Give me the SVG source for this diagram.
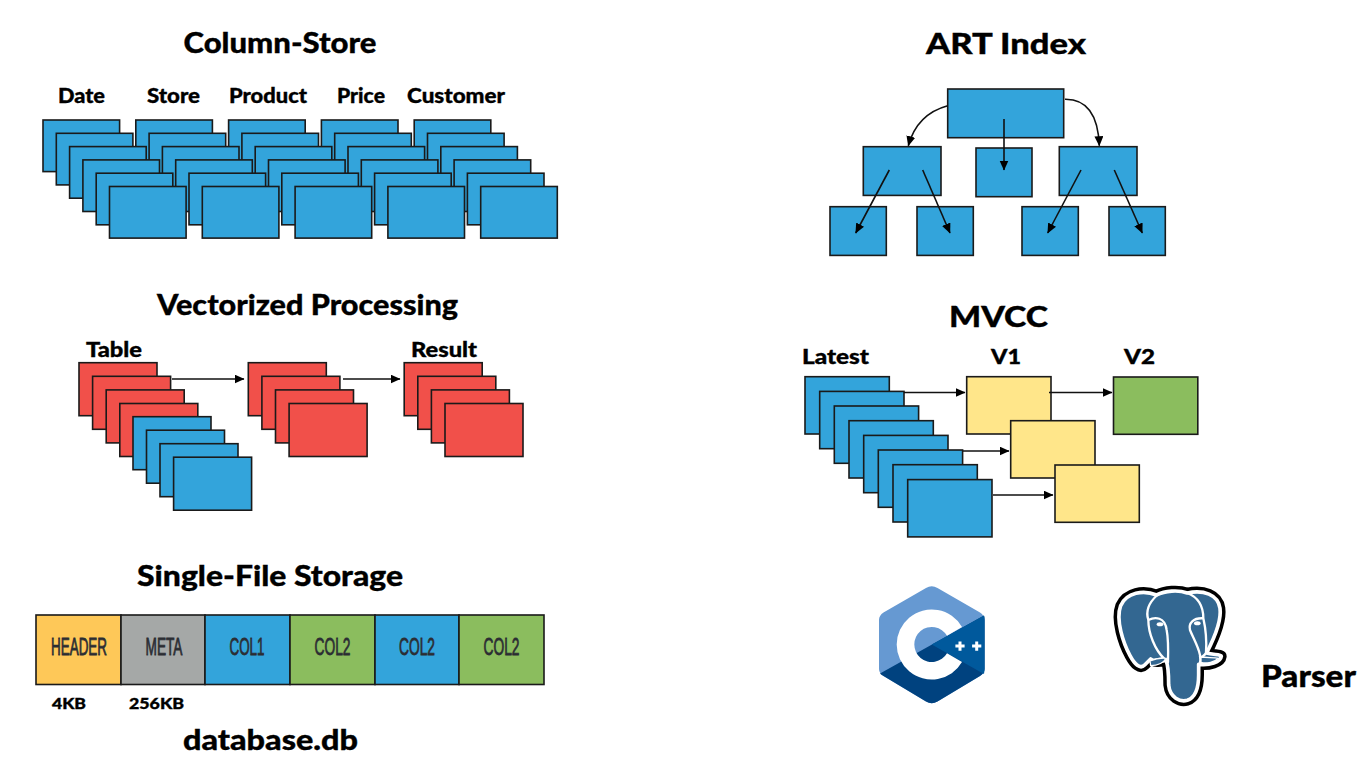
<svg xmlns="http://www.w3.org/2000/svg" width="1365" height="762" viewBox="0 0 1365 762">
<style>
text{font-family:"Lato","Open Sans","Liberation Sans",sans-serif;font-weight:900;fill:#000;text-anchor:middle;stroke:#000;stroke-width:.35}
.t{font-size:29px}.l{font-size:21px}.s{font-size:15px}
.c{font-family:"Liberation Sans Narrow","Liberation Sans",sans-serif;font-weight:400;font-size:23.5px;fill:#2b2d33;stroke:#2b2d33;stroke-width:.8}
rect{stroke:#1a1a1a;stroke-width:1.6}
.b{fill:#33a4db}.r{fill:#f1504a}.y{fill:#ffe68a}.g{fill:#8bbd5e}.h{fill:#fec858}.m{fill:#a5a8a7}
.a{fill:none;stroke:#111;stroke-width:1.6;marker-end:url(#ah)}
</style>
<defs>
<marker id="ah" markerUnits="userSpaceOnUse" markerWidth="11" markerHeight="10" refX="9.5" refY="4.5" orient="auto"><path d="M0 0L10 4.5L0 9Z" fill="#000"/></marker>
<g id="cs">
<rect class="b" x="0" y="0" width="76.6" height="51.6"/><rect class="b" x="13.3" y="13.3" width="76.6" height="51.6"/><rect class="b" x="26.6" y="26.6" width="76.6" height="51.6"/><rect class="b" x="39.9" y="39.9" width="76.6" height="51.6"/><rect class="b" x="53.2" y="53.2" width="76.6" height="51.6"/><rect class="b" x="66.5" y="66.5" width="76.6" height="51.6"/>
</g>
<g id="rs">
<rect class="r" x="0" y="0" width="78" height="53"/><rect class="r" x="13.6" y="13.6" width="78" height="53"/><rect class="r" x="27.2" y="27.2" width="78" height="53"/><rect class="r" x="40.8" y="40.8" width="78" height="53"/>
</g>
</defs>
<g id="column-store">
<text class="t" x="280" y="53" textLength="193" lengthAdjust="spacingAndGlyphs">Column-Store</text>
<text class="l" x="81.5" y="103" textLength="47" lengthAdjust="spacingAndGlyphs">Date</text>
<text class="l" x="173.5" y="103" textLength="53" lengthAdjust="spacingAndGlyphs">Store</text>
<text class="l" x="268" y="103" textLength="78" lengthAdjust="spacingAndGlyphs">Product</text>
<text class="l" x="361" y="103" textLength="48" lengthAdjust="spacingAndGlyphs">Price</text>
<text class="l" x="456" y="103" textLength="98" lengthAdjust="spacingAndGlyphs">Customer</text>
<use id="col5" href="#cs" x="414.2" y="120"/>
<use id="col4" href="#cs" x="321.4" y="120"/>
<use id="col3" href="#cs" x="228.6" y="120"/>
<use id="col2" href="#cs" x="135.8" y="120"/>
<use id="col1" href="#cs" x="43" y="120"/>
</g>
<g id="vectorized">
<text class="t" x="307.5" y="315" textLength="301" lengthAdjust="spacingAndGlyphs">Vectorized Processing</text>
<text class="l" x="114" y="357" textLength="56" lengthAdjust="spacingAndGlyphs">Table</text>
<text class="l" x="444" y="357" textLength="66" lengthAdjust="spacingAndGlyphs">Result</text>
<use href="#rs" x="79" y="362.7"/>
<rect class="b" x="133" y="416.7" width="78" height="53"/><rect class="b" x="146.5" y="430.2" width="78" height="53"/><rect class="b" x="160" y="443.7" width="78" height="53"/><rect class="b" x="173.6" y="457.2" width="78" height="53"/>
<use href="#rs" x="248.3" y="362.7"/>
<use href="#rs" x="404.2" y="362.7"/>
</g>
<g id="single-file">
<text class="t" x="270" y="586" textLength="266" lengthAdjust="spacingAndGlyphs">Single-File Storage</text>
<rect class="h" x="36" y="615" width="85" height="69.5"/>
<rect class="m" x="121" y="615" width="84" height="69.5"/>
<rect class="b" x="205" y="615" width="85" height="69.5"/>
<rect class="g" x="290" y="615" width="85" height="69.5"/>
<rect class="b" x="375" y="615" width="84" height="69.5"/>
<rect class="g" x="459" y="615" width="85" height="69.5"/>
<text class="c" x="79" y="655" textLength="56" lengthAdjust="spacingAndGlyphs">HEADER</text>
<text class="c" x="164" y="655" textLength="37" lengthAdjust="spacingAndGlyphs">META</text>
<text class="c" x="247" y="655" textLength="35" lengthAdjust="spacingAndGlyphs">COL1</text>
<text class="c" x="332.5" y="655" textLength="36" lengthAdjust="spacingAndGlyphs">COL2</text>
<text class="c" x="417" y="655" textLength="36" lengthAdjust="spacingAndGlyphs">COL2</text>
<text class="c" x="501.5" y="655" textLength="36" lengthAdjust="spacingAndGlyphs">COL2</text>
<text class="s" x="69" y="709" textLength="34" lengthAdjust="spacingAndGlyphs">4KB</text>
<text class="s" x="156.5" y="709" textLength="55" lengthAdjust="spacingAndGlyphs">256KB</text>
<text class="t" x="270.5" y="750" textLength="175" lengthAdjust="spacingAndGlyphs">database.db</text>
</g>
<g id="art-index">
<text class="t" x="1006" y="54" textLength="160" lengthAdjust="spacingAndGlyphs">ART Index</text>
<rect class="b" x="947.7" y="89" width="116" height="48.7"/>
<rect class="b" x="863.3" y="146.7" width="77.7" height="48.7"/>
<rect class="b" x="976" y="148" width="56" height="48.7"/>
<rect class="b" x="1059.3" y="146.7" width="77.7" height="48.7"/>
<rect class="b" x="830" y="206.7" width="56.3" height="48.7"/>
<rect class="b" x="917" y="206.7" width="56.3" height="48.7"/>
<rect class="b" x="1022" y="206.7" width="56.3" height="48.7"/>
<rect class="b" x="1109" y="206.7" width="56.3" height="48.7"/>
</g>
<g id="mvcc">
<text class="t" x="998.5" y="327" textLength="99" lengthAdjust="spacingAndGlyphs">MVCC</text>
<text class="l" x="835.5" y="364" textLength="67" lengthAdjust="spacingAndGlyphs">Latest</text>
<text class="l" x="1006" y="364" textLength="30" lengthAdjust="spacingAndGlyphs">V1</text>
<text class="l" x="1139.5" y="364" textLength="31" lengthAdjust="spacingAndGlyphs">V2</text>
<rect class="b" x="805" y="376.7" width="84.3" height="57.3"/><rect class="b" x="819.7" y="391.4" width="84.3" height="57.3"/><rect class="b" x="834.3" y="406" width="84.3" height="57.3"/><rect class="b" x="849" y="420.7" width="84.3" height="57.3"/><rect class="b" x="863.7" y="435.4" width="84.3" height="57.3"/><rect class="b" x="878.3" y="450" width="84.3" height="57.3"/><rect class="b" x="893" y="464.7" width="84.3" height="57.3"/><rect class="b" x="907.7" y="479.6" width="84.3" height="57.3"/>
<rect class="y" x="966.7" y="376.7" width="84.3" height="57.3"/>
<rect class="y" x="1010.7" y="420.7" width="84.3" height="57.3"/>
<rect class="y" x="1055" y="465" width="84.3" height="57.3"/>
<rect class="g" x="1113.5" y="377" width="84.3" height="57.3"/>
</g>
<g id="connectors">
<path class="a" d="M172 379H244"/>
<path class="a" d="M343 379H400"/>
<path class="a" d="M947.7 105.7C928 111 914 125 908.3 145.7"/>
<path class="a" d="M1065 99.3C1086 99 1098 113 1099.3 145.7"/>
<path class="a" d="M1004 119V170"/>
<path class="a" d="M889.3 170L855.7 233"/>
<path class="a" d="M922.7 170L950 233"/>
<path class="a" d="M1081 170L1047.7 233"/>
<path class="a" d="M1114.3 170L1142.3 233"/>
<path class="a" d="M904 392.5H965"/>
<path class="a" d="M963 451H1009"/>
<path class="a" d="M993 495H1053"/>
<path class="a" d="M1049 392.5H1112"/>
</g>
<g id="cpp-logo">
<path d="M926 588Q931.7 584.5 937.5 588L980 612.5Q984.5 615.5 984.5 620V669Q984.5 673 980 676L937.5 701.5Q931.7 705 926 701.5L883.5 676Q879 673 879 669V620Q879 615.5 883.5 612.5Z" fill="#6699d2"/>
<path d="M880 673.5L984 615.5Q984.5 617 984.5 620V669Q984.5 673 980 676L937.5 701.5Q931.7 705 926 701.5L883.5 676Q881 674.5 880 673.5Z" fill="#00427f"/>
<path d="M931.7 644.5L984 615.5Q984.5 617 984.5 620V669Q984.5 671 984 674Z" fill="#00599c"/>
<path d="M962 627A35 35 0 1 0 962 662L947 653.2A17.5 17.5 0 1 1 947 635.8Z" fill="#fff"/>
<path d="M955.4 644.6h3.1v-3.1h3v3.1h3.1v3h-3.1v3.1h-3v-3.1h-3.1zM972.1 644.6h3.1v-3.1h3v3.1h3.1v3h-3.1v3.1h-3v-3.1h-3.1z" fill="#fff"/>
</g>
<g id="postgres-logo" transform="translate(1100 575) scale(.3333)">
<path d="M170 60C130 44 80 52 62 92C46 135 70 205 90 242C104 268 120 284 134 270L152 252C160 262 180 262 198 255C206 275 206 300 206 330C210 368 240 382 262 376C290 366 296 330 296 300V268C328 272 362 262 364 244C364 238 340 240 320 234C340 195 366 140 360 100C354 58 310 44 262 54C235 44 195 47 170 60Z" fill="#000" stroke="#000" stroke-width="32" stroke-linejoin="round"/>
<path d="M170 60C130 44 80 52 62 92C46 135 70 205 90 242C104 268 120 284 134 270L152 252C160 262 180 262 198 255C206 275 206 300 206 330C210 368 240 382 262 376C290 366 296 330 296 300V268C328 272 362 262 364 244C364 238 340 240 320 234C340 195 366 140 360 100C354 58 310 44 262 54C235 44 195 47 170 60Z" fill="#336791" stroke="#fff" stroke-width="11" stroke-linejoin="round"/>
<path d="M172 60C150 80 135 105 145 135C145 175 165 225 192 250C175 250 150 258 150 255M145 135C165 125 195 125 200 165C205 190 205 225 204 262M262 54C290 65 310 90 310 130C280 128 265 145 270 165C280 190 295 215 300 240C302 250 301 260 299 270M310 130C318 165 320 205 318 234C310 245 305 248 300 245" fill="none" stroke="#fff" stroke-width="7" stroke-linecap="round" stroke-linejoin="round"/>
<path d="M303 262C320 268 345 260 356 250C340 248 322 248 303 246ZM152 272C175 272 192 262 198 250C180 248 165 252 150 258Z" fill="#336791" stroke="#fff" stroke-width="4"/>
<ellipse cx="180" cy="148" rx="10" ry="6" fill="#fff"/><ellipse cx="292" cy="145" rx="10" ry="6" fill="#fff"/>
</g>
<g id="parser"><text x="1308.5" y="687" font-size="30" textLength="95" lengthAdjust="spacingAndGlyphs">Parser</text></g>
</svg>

....

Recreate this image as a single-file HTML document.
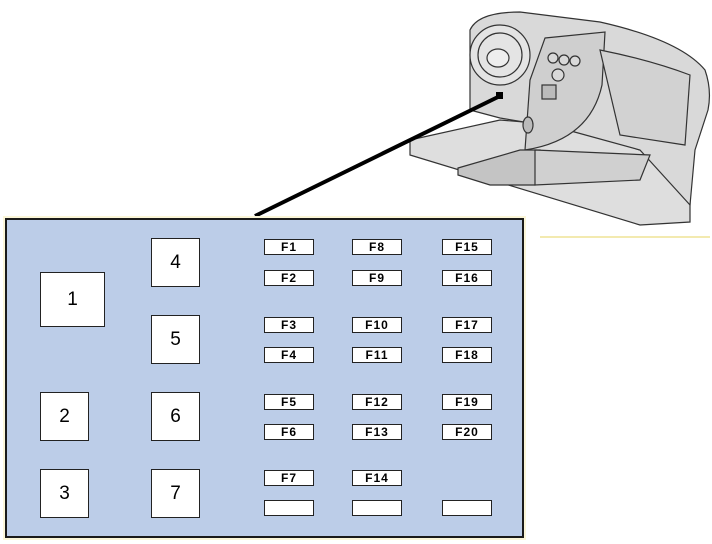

....

WHAT YOU SHOULD DO
Gather all lines of the records that include the word "this".

FINAL ANSWER
Give me the SVG source for this diagram.
Recreate this image as a single-file HTML document.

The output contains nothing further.